By imposing these stringent rules, the government will be able to point to alleged market failure and then more easily create government-backed institutions to make payday loans.

In 2014, Senator Elizabeth Warren, D-Mass.,—a member of the Senate Banking Committee—threw her support behind the U.S. Postal Service providing these loans. Warren wrote:

If the Postal Service offered basic banking services—nothing fancy, just basic bill paying, check cashing and small dollar loans—then it could provide affordable financial services for underserved families, and, at the same time, shore up its own financial footing.

There’s also a provision in Section 1205 of the 2010 Dodd-Frank Act. This provision turned a local San Francisco program (Bank On USA) into a national program by making Community Development Financial Institutions (CDFIs) eligible to compete with payday lenders.
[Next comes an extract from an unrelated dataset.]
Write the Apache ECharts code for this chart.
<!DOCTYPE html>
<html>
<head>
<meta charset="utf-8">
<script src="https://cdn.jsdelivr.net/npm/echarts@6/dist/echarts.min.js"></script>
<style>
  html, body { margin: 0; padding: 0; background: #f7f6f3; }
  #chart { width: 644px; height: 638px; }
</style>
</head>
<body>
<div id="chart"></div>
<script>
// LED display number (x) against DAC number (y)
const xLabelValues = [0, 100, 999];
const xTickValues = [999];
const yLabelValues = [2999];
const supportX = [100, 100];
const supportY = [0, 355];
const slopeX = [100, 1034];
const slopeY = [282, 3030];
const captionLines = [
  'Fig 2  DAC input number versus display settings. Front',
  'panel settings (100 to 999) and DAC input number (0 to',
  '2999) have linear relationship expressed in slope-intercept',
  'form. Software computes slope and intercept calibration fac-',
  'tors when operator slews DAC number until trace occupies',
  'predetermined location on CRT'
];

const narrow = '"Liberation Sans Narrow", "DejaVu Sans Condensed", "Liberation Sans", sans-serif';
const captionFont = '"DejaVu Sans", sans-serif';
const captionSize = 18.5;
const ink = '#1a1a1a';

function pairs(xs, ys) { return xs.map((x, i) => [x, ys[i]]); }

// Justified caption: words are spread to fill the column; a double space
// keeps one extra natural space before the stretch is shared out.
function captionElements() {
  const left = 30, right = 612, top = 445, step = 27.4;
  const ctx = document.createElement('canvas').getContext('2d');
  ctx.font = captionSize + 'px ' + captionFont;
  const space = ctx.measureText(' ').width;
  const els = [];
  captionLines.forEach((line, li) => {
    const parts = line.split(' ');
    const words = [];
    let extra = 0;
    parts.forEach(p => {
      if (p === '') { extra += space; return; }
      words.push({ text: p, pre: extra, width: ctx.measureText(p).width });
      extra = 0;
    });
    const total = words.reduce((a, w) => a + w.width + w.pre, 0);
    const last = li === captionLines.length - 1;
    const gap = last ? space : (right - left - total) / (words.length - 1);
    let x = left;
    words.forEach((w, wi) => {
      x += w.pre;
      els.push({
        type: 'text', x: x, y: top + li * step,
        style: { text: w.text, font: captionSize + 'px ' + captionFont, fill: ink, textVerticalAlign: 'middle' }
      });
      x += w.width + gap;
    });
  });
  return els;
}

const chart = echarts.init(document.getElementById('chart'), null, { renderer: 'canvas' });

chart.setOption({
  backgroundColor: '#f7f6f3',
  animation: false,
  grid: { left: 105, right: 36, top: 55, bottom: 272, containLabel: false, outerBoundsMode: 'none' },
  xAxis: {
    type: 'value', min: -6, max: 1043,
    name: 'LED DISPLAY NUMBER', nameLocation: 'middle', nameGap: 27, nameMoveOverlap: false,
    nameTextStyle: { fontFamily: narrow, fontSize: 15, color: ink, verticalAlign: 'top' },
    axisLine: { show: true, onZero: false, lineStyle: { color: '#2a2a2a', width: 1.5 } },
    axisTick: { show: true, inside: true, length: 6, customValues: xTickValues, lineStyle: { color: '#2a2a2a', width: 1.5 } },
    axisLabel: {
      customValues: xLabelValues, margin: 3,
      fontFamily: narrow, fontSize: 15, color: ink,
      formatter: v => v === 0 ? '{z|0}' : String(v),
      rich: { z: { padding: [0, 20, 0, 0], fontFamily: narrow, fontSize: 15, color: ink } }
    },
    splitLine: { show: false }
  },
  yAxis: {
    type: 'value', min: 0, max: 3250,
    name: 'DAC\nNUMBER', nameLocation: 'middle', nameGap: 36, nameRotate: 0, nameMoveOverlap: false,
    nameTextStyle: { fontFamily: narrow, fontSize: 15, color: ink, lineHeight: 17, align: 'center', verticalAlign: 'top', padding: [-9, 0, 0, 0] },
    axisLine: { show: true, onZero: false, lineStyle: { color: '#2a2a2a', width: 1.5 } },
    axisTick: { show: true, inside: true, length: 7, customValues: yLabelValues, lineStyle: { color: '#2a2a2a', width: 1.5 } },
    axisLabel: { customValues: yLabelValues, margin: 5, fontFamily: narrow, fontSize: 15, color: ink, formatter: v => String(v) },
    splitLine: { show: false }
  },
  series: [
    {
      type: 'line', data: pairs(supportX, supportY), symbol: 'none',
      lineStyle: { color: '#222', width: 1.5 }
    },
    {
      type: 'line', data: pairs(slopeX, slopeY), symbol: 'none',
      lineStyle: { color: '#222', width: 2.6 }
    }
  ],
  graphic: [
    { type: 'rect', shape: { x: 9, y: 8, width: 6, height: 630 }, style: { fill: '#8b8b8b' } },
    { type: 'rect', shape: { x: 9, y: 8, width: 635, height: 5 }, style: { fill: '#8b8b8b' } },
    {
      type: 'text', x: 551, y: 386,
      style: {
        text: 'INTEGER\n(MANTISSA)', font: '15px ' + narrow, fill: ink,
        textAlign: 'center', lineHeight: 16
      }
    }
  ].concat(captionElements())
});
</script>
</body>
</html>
CDFIs receive nearly $300 million in taxpayer subsidies each year, all in the name of promoting economic growth in low-income areas.

So, government says private companies can’t be trusted to make loans to low-income individuals, but taxpayer-backed agencies can. That’s nonsense on stilts.

The only difference is, when private companies make too many bad loans, they go out of business. When federally backed agencies do it, they stick taxpayers with the bill and keep on lending irresponsibly.

And somehow, we’re supposed to believe it’s perfectly acceptable for the federal government to borrow at least $8 trillion over the next decade, while simultaneously promoting 30-year fixed-rate mortgages to “low-income” individuals.

But those silly consumers rolling over $200 loans, those are the people who need to be second-guessed, limited, and protected from themselves.

A much better solution would be for Congress to leave payday loan companies, and their customers, alone.